The report, released on Monday (23 October), suggests that industrialised nations offset their emissions of carbon dioxide by funding projects that reduce deforestation in developing countries.


Carbon trade is a mechanism developed to reduce global emissions of carbon dioxide, the major greenhouse gas leading to global warming. Under the mechanism, industrialised countries pay developing nations for reducing the latter’s carbon dioxide emissions.


Studies have found that forests can store large amounts of carbon dioxide; the World Bank report estimates that deforestation accounts for 20 per cent of emissions of the gas worldwide annually.


It also estimates that five per cent of the world’s rainforests is lost each decade.


In many parts of the developing world, dense tropical forest is cleared to create pastures worth as little as US$300 a hectare, while the forest could be compensated with thousands of dollars if it were used for storing carbon dioxide through carbon trading, according to the report.

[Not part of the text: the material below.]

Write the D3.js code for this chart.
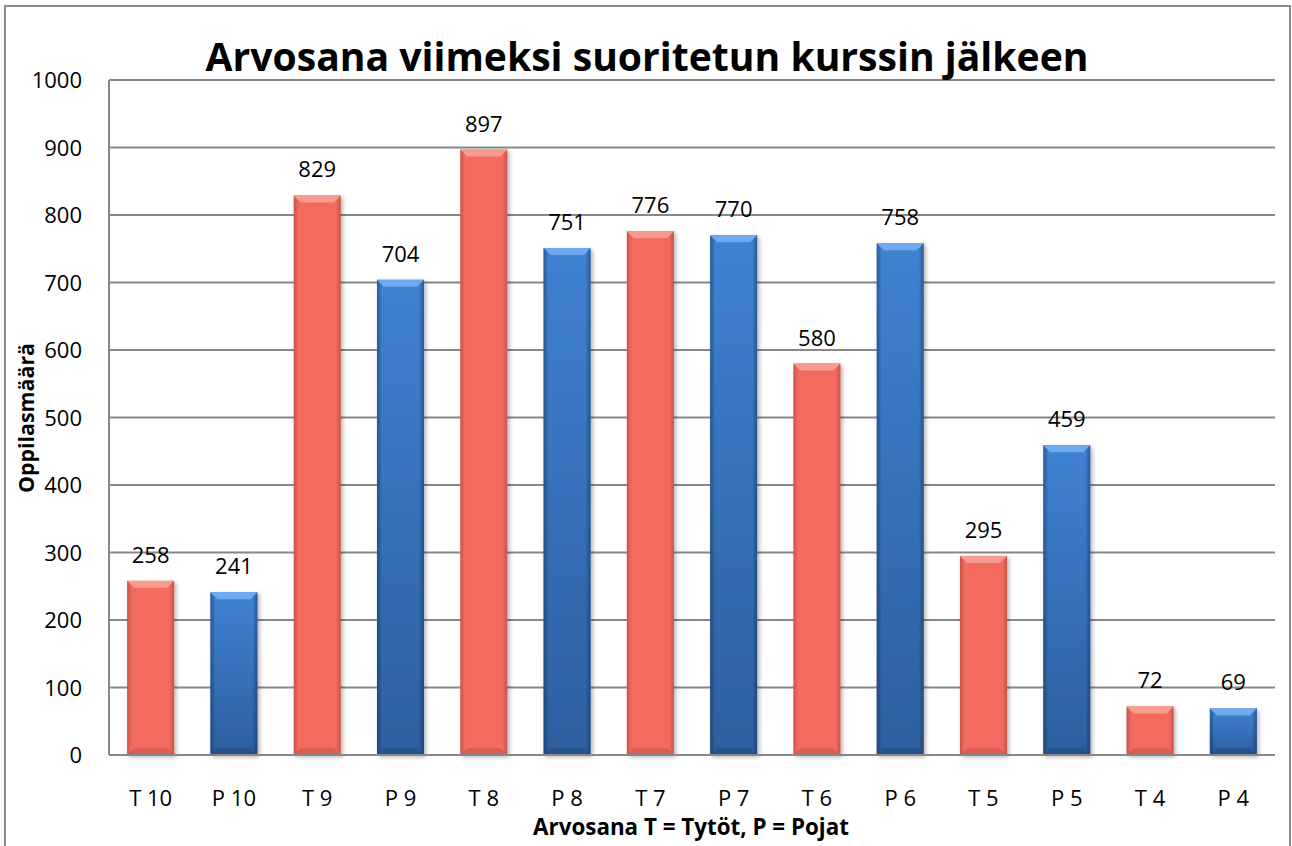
<!DOCTYPE html>
<html>
<head>
<meta charset="utf-8">
<script src="https://cdnjs.cloudflare.com/ajax/libs/d3/7.8.5/d3.min.js"></script>
<style>
  body { margin: 0; background: #fff; }
  svg { display: block; font-family: "Open Sans", sans-serif; }
</style>
</head>
<body>
<svg class="chart" width="1292" height="846"></svg>
<script>
// values
var categories = ["T 10", "P 10", "T 9", "P 9", "T 8", "P 8", "T 7", "P 7", "T 6", "P 6", "T 5", "P 5", "T 4", "P 4"];
var values = [258, 241, 829, 704, 897, 751, 776, 770, 580, 758, 295, 459, 72, 69];
var groups = ["T", "P", "T", "P", "T", "P", "T", "P", "T", "P", "T", "P", "T", "P"];
var yTicks = [0, 100, 200, 300, 400, 500, 600, 700, 800, 900, 1000];

var titleText = "Arvosana viimeksi suoritetun kurssin jälkeen";
var xTitleText = "Arvosana T = Tytöt, P = Pojat";
var yTitleText = "Oppilasmäärä";

var svg = d3.select(".chart");
var plotLeft = 109, plotRight = 1275, plotTop = 80, plotBottom = 755;

var x = d3.scaleBand().domain(categories).range([plotLeft, plotRight])
    .paddingInner(0.435).paddingOuter(0.2175);
var y = d3.scaleLinear().domain([0, 1000]).range([plotBottom, plotTop]);

// shrink/grow a text's font size so it spans a given width
function fitText(sel, width) {
    var len = sel.node().getComputedTextLength();
    var fs = parseFloat(sel.attr("font-size"));
    sel.attr("font-size", fs * width / len);
}

var defs = svg.append("defs");

function sideGrad(id, edge, mid) {
    var g = defs.append("linearGradient").attr("id", id)
        .attr("x1", 0).attr("x2", 1).attr("y1", 0).attr("y2", 0);
    g.append("stop").attr("offset", "0").attr("stop-color", edge);
    g.append("stop").attr("offset", "0.1").attr("stop-color", mid);
    g.append("stop").attr("offset", "0.9").attr("stop-color", mid);
    g.append("stop").attr("offset", "1").attr("stop-color", edge);
}
sideGrad("gradT", "#c85248", "#f36b5e");

var gp = defs.append("linearGradient").attr("id", "gradP")
    .attr("x1", 0).attr("x2", 0).attr("y1", 0).attr("y2", 1);
gp.append("stop").attr("offset", "0").attr("stop-color", "#3f82d2");
gp.append("stop").attr("offset", "1").attr("stop-color", "#2d5f9f");
sideGrad("sideP", "rgba(20,50,100,0.45)", "rgba(0,0,0,0)");

var shadow = defs.append("filter").attr("id", "shadow")
    .attr("x", "-20%").attr("y", "-5%").attr("width", "140%").attr("height", "115%");
shadow.append("feDropShadow").attr("dx", 2).attr("dy", 2)
    .attr("stdDeviation", 2).attr("flood-color", "#000").attr("flood-opacity", 0.3);

var colors = {
    T: { fill: "url(#gradT)", top: "#f89b90", bottom: "#d45a4f" },
    P: { fill: "url(#gradP)", top: "#6eaaf0", bottom: "#264f85" }
};

// outer frame
svg.append("rect")
    .attr("x", 5).attr("y", 6).attr("width", 1285).attr("height", 860)
    .attr("fill", "none").attr("stroke", "#8c8c8c").attr("stroke-width", 2);

// gridlines
svg.append("g").selectAll("line")
    .data(yTicks.slice(1))
    .enter().append("line")
    .attr("x1", plotLeft).attr("x2", plotRight)
    .attr("y1", function(d) { return y(d); })
    .attr("y2", function(d) { return y(d); })
    .attr("stroke", "#888").attr("stroke-width", 2);

// y tick labels
svg.append("g").selectAll("text")
    .data(yTicks)
    .enter().append("text")
    .attr("x", plotLeft - 27)
    .attr("y", function(d) { return y(d) + 8; })
    .attr("text-anchor", "end")
    .attr("font-size", 22)
    .attr("fill", "#000")
    .text(function(d) { return d; });

// bars
var data = categories.map(function(c, i) { return { cat: c, value: values[i], group: groups[i] }; });

var bars = svg.append("g").selectAll("g")
    .data(data)
    .enter().append("g")
    .attr("filter", "url(#shadow)");

bars.append("rect")
    .attr("x", function(d) { return x(d.cat); })
    .attr("y", function(d) { return y(d.value); })
    .attr("width", x.bandwidth())
    .attr("height", function(d) { return plotBottom - y(d.value); })
    .attr("fill", function(d) { return colors[d.group].fill; });

bars.filter(function(d) { return d.group == "P"; })
    .append("rect")
    .attr("x", function(d) { return x(d.cat); })
    .attr("y", function(d) { return y(d.value); })
    .attr("width", x.bandwidth())
    .attr("height", function(d) { return plotBottom - y(d.value); })
    .attr("fill", "url(#sideP)");

var bev = 7;
// top bevel
bars.append("path")
    .attr("d", function(d) {
        var x0 = x(d.cat), x1 = x0 + x.bandwidth(), t = y(d.value);
        return "M" + x0 + "," + t + "L" + x1 + "," + t + "L" + (x1 - bev) + "," + (t + bev) +
            "L" + (x0 + bev) + "," + (t + bev) + "Z";
    })
    .attr("fill", function(d) { return colors[d.group].top; });
// bottom bevel
bars.append("path")
    .attr("d", function(d) {
        var x0 = x(d.cat), x1 = x0 + x.bandwidth(), b = plotBottom;
        return "M" + x0 + "," + b + "L" + x1 + "," + b + "L" + (x1 - bev) + "," + (b - bev) +
            "L" + (x0 + bev) + "," + (b - bev) + "Z";
    })
    .attr("fill", function(d) { return colors[d.group].bottom; })
    .attr("opacity", 0.8);

// value labels
svg.append("g").selectAll("text")
    .data(data)
    .enter().append("text")
    .attr("x", function(d) { return x(d.cat) + x.bandwidth() / 2; })
    .attr("y", function(d) { return y(d.value) - 18; })
    .attr("text-anchor", "middle")
    .attr("font-size", 22)
    .text(function(d) { return d.value; });

// axis lines
svg.append("line")
    .attr("x1", plotLeft).attr("x2", plotLeft).attr("y1", plotTop).attr("y2", plotBottom)
    .attr("stroke", "#888").attr("stroke-width", 2);
svg.append("line")
    .attr("x1", plotLeft).attr("x2", plotRight).attr("y1", plotBottom).attr("y2", plotBottom)
    .attr("stroke", "#888").attr("stroke-width", 2);

// x tick labels
svg.append("g").selectAll("text")
    .data(categories)
    .enter().append("text")
    .attr("x", function(d) { return x(d) + x.bandwidth() / 2; })
    .attr("y", 806)
    .attr("text-anchor", "middle")
    .attr("font-size", 22)
    .text(function(d) { return d; });

// titles
var title = svg.append("text")
    .attr("x", 647).attr("y", 71)
    .attr("text-anchor", "middle")
    .attr("font-weight", "bold")
    .attr("font-size", 40)
    .text(titleText);
fitText(title, 883);

var xTitle = svg.append("text")
    .attr("x", 691).attr("y", 835)
    .attr("text-anchor", "middle")
    .attr("font-weight", "bold")
    .attr("font-size", 20)
    .text(xTitleText);
fitText(xTitle, 316);

var yTitle = svg.append("text")
    .attr("transform", "translate(34,418) rotate(-90)")
    .attr("text-anchor", "middle")
    .attr("font-weight", "bold")
    .attr("font-size", 20)
    .text(yTitleText);
fitText(yTitle, 150);
</script>
</body>
</html>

“Global carbon finance can be a powerful incentive to stop deforestation,” says World Bank economist François Bourguignon.


“Compensation for avoiding deforestation could help developing countries to improve forest governance and boost rural incomes, while helping the world at large to mitigate climate change more vigorously.”


The report says that the potential benefits of using forests to store carbon dioxide have not been explored by the current carbon market, and urges for sustainable forest management to be integrated into the global strategy for reducing greenhouse gas emissions.


But Lu Wenming, a senior researcher at the Chinese Academy of Forestry, warns that the introduction of forest preservation into the carbon market could be impeded by difficulties in evaluating the exact amount of carbon dioxide that a forest can store.

For the forest resources to be effectively integrated into a strategy to reduce global carbon dioxide emissions, governments, international organisations, industries and forest communities must work together to create the appropriate policies, Lu told SciDev.Net.